>>>>>

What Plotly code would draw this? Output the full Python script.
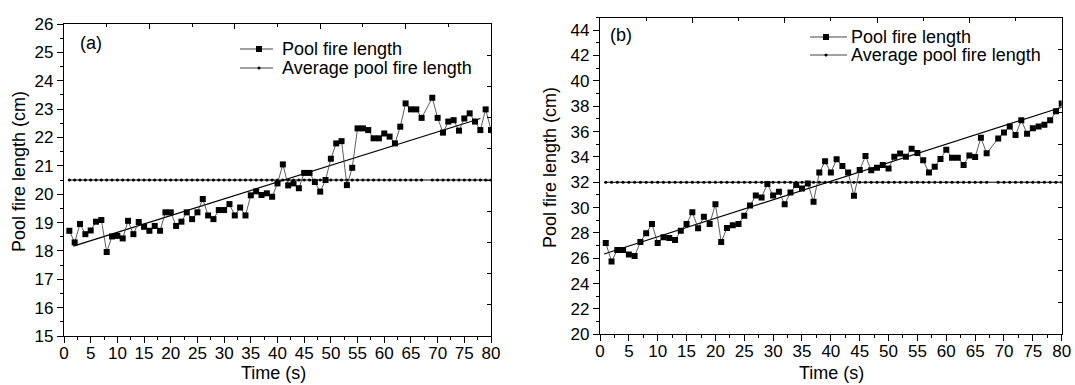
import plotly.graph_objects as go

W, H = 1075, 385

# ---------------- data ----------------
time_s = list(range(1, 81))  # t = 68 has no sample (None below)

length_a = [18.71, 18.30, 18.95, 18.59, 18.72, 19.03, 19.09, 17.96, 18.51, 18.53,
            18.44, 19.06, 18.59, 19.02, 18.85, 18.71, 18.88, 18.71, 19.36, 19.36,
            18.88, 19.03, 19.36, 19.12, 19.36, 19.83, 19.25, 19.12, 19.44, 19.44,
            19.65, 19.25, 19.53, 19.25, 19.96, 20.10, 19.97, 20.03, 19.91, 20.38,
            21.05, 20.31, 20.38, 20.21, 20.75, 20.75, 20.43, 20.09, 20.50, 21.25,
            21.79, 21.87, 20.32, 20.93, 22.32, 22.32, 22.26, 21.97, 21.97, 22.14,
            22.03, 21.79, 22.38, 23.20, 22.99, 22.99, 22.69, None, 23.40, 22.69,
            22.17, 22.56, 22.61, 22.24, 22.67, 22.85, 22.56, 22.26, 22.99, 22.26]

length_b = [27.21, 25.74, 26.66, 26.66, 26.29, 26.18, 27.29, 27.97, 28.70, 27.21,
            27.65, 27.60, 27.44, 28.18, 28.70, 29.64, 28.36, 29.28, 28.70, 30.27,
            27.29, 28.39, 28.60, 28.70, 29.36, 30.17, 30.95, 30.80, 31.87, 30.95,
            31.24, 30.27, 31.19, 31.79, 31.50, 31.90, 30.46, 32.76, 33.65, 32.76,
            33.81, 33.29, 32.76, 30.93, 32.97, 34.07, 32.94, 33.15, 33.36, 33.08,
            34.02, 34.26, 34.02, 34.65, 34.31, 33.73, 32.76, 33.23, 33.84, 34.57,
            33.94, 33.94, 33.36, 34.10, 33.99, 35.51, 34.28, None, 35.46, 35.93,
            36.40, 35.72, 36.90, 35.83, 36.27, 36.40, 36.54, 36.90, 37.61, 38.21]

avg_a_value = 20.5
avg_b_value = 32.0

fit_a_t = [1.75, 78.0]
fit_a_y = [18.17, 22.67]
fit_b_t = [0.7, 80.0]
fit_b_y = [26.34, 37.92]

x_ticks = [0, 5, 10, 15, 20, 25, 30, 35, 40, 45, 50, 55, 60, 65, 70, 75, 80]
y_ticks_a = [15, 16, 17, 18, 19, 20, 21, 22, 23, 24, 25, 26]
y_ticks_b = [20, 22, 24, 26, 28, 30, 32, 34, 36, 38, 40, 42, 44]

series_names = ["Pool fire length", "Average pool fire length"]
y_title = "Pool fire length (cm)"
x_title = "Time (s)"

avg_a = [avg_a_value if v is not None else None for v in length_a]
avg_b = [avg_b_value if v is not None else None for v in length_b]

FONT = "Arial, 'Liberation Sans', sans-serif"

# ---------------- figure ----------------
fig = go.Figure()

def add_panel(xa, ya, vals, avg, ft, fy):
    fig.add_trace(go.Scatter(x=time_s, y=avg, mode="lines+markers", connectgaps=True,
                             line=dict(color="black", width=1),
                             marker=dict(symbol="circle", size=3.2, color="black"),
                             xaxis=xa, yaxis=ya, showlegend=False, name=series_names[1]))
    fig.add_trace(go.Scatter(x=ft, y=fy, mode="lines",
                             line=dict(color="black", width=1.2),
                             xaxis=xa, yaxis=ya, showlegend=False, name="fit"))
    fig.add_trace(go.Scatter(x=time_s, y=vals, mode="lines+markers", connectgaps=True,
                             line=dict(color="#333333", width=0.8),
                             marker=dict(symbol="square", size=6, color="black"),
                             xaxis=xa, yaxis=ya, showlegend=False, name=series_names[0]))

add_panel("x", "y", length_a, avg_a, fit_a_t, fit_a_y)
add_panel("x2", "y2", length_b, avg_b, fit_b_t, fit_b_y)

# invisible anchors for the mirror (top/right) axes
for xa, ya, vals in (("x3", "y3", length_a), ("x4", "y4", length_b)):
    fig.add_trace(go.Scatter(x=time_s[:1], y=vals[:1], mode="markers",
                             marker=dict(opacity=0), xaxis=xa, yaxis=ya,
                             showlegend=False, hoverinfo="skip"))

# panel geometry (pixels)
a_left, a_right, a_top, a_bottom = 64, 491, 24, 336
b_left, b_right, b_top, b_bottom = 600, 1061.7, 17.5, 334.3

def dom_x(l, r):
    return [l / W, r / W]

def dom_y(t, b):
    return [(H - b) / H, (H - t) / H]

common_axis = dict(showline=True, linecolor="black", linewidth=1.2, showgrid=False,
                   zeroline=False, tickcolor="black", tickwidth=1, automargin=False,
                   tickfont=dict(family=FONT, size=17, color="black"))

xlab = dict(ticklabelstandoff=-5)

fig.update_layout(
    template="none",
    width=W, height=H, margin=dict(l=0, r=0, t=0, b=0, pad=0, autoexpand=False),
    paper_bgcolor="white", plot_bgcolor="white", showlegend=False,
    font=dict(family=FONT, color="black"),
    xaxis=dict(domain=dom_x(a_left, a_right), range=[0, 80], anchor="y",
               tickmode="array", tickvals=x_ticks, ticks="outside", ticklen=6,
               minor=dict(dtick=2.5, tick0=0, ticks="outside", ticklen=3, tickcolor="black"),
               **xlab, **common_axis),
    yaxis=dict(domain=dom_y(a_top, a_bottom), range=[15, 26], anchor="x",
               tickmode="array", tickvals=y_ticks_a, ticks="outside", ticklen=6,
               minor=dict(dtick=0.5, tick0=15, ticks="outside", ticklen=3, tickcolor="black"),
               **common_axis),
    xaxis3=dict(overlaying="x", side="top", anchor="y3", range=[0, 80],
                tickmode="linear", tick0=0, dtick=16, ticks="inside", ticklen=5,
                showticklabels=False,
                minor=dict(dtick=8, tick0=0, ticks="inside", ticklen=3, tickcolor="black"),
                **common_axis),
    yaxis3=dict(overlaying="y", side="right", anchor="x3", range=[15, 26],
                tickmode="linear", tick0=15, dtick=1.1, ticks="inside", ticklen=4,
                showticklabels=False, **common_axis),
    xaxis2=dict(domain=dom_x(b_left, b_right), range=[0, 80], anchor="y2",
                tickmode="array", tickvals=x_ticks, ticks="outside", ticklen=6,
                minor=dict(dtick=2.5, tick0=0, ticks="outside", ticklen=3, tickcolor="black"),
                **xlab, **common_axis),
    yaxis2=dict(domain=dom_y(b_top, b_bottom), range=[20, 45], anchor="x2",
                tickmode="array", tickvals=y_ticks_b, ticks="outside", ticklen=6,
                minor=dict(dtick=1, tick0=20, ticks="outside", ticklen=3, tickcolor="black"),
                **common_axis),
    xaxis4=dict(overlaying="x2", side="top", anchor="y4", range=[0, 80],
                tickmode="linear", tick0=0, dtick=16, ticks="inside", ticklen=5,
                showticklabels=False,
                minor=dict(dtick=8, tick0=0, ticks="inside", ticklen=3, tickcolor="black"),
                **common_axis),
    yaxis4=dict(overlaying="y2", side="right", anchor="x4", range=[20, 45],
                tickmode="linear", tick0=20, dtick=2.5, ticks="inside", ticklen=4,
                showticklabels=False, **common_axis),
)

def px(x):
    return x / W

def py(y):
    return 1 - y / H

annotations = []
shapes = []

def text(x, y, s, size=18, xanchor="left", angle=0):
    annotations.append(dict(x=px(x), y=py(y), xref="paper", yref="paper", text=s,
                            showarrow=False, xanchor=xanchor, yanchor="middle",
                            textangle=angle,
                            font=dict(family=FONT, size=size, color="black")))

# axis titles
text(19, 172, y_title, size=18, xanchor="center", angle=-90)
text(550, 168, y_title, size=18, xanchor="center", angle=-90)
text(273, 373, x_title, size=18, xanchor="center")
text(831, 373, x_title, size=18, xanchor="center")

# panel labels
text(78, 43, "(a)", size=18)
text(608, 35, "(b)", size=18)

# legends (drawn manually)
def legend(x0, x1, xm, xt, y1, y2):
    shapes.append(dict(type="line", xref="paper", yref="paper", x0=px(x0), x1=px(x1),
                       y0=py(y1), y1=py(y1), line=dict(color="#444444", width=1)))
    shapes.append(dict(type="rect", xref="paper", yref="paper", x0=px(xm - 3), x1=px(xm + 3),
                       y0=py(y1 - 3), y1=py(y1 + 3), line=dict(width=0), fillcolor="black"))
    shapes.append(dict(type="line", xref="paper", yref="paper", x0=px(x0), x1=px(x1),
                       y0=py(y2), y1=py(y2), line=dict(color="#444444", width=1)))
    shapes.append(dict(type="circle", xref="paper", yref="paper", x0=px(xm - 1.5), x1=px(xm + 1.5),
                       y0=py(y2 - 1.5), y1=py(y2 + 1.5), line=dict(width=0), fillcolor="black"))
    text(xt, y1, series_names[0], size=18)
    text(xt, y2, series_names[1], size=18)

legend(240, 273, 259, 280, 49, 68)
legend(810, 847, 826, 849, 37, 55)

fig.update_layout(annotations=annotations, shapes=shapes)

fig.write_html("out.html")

<<<<<

» PROBLEM REQUIREMENTS:
Exactly restate the lines from the beginning of the data through the line with "time_s = list(range(1, 81))", and no others, keeping pictures out.

» IN RESPONSE:
What Plotly code would draw this? Output the full Python script.
import plotly.graph_objects as go

W, H = 1075, 385

# ---------------- data ----------------
time_s = list(range(1, 81))  # t = 68 has no sample (None below)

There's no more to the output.